The daughters of Mundessa and Lande were Maggie Boss (Shuwateen), Jenny Boss(Tusáxal), Susie Boss (Shaan Tlein). From their families are counted many of those who presently make up Ta’an Kwäch’än. The children of Maggie Boss and her first husband, Dawson Jim, were Kitty and Elsie. Maggie Boss and her second husband, "Dutch" Henry Broeren, had seven children: Celia, Alice, Aggie, Charlie, George, John and Willie. Jenny Boss married Dawson Jim; their children were George, Ida and Louise Dawson. Susie Boss married Sam Walker and had a daughter, Kitty.

Ta'an Kwäch'än Families

Chief Jim Boss was the first Yukon Indian leader who undertook to protect the territories of his people from the onslaught  of the newcomers. His petition to the Canadian government in 1900 resulted in the establishment of one of the first Indian Reserves at the traditional village site near Horse Creek, known locally as Russian Town. In 1902, Chief Boss employed a Whitehorse lawyer, T.W. Jackson, to write to the Canadian government seeking compensation for the hardships to his people had suffered as a result of the influx of strangers into their country. Chief Boss requested of Jackson: "Tell the king very hard that we want something for our Indians because they take our land and our game". During the early decades of the 20th century, Jim Boss was one of the most influential and outspoken leaders of the Yukon Indian people.

Ta’an Kwäch’än experience with Tlingit traders contributed to their ability to take advantage of entrepreneurial opportunities of the Gold Rush period. Chief Boss established, with the help of his brother-in-law, Henry Broeren, one of the first road houses for the sternwheeler traffic on Lake Laberge near the site of Russian Town, later also called Jim Boss Town or Upper Laberge. In addition to his road house, Chief Boss was engaged in wood cutting and commercial fishing to supply the growing town of Whitehorse. Other Ta’an people also earned cash income by cutting wood for the stern wheelers, by commercial fishing, and by sale of furs and traditional winter clothing and snowshoes. Some Ta’an Kwäch’än even went themselves to the goldfields. After the height of the gold rush, a number of Ta’an men obtained employment as pilots and deckhands on the sternwheelers, including Frank Slim, Fred Boss and George Dawson.

The history of Ta’an Kwäch’än since the Gold Rush is an integral part of the history of the Lake Laberge and Whitehorse areas. The Gold Rush communities at Whitehorse, Upper Laberge, Lower Laberge, and 31 Mile were established on traditional Ta’an Kwäch’än villages or campsites and continued to be home to Ta’an people.

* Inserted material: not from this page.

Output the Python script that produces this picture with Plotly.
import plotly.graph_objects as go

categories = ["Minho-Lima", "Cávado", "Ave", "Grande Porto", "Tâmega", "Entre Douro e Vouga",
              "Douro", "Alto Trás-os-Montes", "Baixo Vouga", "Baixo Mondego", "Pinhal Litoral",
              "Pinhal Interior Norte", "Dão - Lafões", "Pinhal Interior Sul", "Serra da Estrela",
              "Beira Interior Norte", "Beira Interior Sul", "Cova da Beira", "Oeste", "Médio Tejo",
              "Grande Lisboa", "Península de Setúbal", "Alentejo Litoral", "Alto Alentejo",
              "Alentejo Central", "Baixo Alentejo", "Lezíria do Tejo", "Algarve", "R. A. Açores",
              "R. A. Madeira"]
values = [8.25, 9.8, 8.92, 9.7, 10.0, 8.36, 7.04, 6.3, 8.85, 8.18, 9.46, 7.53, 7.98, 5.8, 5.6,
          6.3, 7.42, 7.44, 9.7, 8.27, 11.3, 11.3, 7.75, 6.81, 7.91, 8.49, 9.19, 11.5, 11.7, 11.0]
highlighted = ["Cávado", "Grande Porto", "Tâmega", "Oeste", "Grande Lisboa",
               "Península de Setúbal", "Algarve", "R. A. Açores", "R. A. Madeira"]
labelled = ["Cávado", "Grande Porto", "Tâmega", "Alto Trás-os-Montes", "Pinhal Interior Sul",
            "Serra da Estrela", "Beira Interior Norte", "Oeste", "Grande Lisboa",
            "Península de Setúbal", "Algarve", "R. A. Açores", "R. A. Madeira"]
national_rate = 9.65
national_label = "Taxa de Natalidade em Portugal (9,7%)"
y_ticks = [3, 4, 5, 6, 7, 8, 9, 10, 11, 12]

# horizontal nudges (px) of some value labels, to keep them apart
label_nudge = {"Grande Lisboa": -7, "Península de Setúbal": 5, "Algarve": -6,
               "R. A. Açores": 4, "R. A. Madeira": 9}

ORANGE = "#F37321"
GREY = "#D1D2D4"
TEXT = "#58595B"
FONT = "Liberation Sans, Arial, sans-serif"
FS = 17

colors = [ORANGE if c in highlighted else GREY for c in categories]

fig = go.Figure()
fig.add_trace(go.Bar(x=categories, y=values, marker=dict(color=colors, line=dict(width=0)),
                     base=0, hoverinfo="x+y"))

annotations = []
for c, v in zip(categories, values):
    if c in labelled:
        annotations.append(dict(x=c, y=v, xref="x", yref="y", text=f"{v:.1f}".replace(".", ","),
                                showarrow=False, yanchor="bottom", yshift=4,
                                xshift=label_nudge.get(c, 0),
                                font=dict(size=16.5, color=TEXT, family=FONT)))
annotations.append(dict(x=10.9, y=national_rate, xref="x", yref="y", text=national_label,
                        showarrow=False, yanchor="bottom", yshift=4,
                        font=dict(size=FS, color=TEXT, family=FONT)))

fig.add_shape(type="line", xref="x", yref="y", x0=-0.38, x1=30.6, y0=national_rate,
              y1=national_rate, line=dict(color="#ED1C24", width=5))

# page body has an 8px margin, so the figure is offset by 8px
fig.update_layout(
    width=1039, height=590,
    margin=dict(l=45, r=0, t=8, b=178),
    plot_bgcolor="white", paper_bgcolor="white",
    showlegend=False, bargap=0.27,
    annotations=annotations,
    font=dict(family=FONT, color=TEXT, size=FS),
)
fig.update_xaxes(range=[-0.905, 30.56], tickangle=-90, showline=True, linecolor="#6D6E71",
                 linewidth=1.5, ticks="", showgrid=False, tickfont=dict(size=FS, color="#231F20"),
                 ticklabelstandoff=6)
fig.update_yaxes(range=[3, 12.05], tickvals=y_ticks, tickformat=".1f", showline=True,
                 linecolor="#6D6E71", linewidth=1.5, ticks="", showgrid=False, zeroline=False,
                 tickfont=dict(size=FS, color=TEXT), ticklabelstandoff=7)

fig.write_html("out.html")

The settlement of Upper Laberge, at the site of the traditional Ta’an camp at Joe Creek, on the east side of Lake Laberge was home to Maggie Boss and her husband, Henry Broeren. From here the family fished commercially and trapped. Amy Laberge, who was the daughter of Laberge Billy and Jenny Laberge, and her husband William Cletheroe were among the first to mine in the Livingstone Creek, along with Henry Broeren; other Ta’an families also joined in mining operations from time to time. At that time, Amy’s parents had their base camp at Winter Crossing on the Teslin River, a short distance from Livingstone.

Kitty, who was the daughter of Dawson Jim and Maggie Boss, lived with her husband, Angus McLeod, at Lower Laberge for many years. Angus, who hailed from Scotland, was at that time working as a deckhand on the boats, and running mail to Livingstone by dog team in the winter.

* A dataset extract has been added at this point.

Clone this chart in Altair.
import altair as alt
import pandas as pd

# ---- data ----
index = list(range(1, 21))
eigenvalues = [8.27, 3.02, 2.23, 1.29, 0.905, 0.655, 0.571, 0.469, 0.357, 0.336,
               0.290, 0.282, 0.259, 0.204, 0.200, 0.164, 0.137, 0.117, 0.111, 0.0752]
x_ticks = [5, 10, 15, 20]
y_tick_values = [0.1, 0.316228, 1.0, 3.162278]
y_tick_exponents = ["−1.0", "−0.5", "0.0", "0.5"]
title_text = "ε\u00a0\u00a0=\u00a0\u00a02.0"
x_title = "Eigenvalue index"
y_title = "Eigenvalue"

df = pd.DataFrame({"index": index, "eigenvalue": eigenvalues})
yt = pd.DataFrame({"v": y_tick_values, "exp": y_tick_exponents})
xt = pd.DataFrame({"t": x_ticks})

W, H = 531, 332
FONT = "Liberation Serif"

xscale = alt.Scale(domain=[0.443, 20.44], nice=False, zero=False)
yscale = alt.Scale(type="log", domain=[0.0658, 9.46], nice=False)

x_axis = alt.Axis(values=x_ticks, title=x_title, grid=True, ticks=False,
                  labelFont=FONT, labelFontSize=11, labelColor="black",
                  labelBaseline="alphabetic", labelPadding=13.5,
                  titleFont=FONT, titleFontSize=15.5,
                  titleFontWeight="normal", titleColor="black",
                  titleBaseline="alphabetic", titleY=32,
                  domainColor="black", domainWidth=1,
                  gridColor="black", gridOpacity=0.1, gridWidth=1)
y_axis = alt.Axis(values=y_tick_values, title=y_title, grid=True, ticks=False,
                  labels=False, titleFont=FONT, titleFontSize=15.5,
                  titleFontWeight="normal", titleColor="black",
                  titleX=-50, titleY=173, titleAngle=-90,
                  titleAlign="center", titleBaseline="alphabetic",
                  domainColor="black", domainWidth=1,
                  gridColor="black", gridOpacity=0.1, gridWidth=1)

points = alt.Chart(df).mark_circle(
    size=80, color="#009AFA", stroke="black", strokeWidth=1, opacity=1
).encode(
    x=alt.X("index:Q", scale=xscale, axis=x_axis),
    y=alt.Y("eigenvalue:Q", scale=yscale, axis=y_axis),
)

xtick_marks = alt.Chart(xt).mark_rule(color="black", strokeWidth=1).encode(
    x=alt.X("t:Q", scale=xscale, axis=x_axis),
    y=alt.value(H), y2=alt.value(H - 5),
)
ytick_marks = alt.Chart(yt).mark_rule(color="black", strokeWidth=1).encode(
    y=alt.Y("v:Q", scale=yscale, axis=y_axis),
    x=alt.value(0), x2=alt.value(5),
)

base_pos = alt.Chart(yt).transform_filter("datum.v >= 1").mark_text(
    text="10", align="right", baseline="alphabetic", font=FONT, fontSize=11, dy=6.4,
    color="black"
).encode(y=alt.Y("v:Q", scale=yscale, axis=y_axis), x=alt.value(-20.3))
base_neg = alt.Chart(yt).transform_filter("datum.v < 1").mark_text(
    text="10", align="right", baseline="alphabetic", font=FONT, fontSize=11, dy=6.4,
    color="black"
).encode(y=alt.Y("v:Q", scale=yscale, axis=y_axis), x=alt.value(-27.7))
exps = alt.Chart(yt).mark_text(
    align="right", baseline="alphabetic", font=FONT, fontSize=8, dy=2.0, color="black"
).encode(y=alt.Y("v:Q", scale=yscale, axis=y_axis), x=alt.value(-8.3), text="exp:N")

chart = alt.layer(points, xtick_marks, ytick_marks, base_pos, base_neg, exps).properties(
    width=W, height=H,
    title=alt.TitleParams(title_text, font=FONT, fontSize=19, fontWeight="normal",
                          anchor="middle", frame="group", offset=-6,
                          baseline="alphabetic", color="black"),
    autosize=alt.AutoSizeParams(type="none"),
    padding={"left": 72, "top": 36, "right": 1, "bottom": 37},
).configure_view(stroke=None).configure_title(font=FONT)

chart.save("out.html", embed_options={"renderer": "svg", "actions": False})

The Lake Laberge archaeological crew on survey on Nakhu Chù (Front: Chantal Genier, Scott Sawyer, Joella Hogan. Back: Greg Hare, Colin Adamson, and visitor, Brian Walker.)

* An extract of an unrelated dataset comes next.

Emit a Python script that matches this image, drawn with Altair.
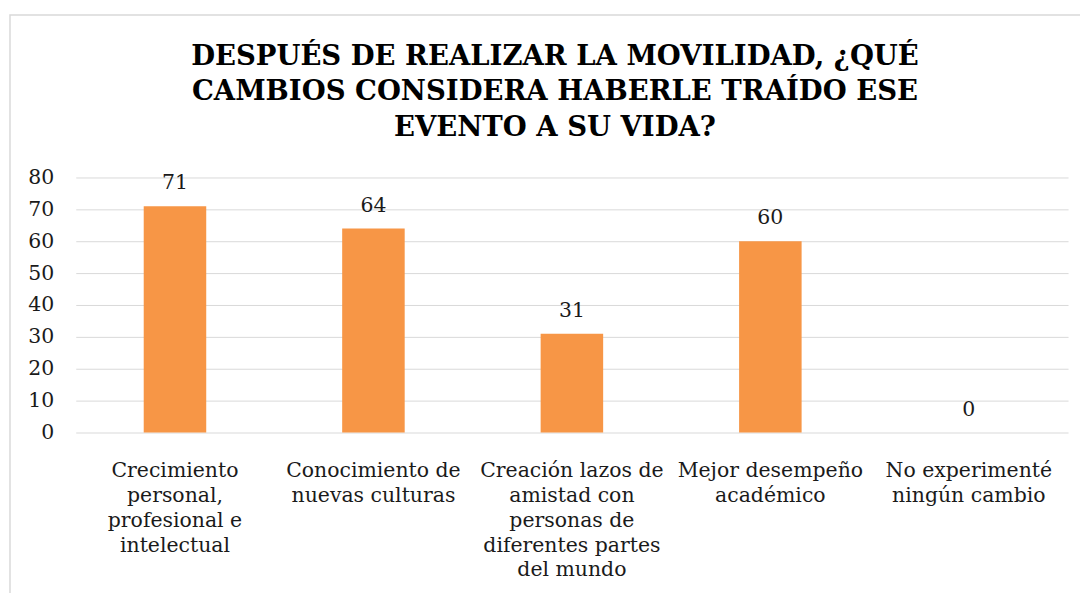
import altair as alt
import pandas as pd

categories = [
    "Crecimiento|personal,|profesional e|intelectual",
    "Conocimiento de|nuevas culturas",
    "Creación lazos de|amistad con|personas de|diferentes partes|del mundo",
    "Mejor desempeño|académico",
    "No experimenté|ningún cambio",
]
values = [71, 64, 31, 60, 0]
y_ticks = [0, 10, 20, 30, 40, 50, 60, 70, 80]
title_lines = [
    "DESPUÉS DE REALIZAR LA MOVILIDAD, ¿QUÉ",
    "CAMBIOS CONSIDERA HABERLE TRAÍDO ESE",
    "EVENTO A SU VIDA?",
]

df = pd.DataFrame({"cat": categories, "val": values})

FONT = "DejaVu Serif"
TFONT = "DejaVu Serif"
FS = 20.5
TXT = "#1a1a1a"

x_enc = alt.X(
    "cat:N",
    sort=categories,
    scale=alt.Scale(paddingInner=0.685, paddingOuter=0.3425),
    axis=alt.Axis(
        title=None,
        labelAngle=0,
        labelExpr="split(datum.label, '|')",
        labelFont=FONT,
        labelFontSize=FS,
        labelColor=TXT,
        labelLineHeight=25,
        labelPadding=28,
        labelBaseline="top",
        labelLimit=300,
        ticks=False,
        domain=False,
        grid=False,
    ),
)
y_enc = alt.Y(
    "val:Q",
    scale=alt.Scale(domain=[0, 80], nice=False),
    axis=alt.Axis(
        title=None,
        values=y_ticks,
        labelOverlap=False,
        labelFont=FONT,
        labelFontSize=FS,
        labelColor=TXT,
        labelPadding=22,
        ticks=False,
        domain=False,
        grid=True,
        gridColor="#d9d9d9",
        gridWidth=1,
    ),
)

frame = alt.Chart(pd.DataFrame({"a": [0]})).mark_rect(
    fill="transparent", stroke="#d9d9d9", strokeWidth=1.5, clip=False
).encode(
    x=alt.value(-66), x2=alt.value(1030), y=alt.value(-163), y2=alt.value(500)
)

bars = alt.Chart(df).mark_bar(color="#F79646").encode(x=x_enc, y=y_enc)
labels = alt.Chart(df).mark_text(
    font=FONT, fontSize=FS, color=TXT, baseline="alphabetic", dy=-17
).encode(x=x_enc, y=y_enc, text="val:Q")

chart = (
    alt.layer(frame, bars, labels)
    .properties(
        width=996,
        height=256,
        autosize=alt.AutoSizeParams(type="none"),
        padding={"left": 68, "top": 169, "right": 12, "bottom": 160},
        title=alt.TitleParams(
            text=title_lines,
            font=TFONT,
            fontSize=27.6,
            fontWeight="bold",
            color="#000000",
            lineHeight=36,
            anchor="middle",
            dx=-17,
            dy=128,
            offset=0,
        ),
    )
    .configure_view(stroke=None)
)

chart.save("out.html", embed_options={"renderer": "svg", "actions": False})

The traditional Ta’an Kwäch’än village, Lür Däyèl, became a stop on the old Whitehorse to Dawson Road, and is now known as 31 Mile. In the 1920s Angus and Kitty McLeod, together with otherTa’an people, operated a fox and mink ranch at this site. Lür Däyèl was home to Mundessa until his death in 1925. His properties at the village were then assumed by his son, Jim Boss.

Whitehorse itself, and particularly the area around the Whitehorse Rapids, remained a traditional salmon fishing site for many years, until the construction of the dams below Marsh Lake and at Whitehorse. In the 1920s and 1930s, this was the base camp of Old Tom Smith, Laberge Billy and Jenny Laberge, and Whitehorse Billy.

The construction of the Alaska Highway and the end of the sternwheeler traffic on the Yukon River and Lake Laberge in the 1950s profoundly changed how Ta’an Kwäch’än people made their living on the land. Gradually, the communities Upper Laberge, Lower Laberge and 31 Mile Post, and the wood camps along the Thirty Mile River were abandoned and people began to move to settlements along the highway, at the traditional village at Horse Creek and to Whitehorse.

The history of Ta’an Kwäch’än is, however, still very much in the landscape and the determination of Ta’an people to keep their traditions and the knowledge of their past alive remains strong.

Afterword

The archaeological investigations that are described here represent only a small step in writing down the early history of Ta’an Kwäch’än. People have lived in this country since the retreat of the glaciers exposed the land, about 10,000 years ago. Only now are the old sites being revisited and only now are we starting to interpret the very ancient history based on the discarded stone tools and camp remains left behind by the ancestors of the Ta’an Kwäch’än over thousands of years. Much more work is needed in documenting traditional sites and history from the knowledge of the Ta’an Kwäch’än elders. Further archaeological studies will assist also in exploring this history into the distant past, to the time of the last Ice Age.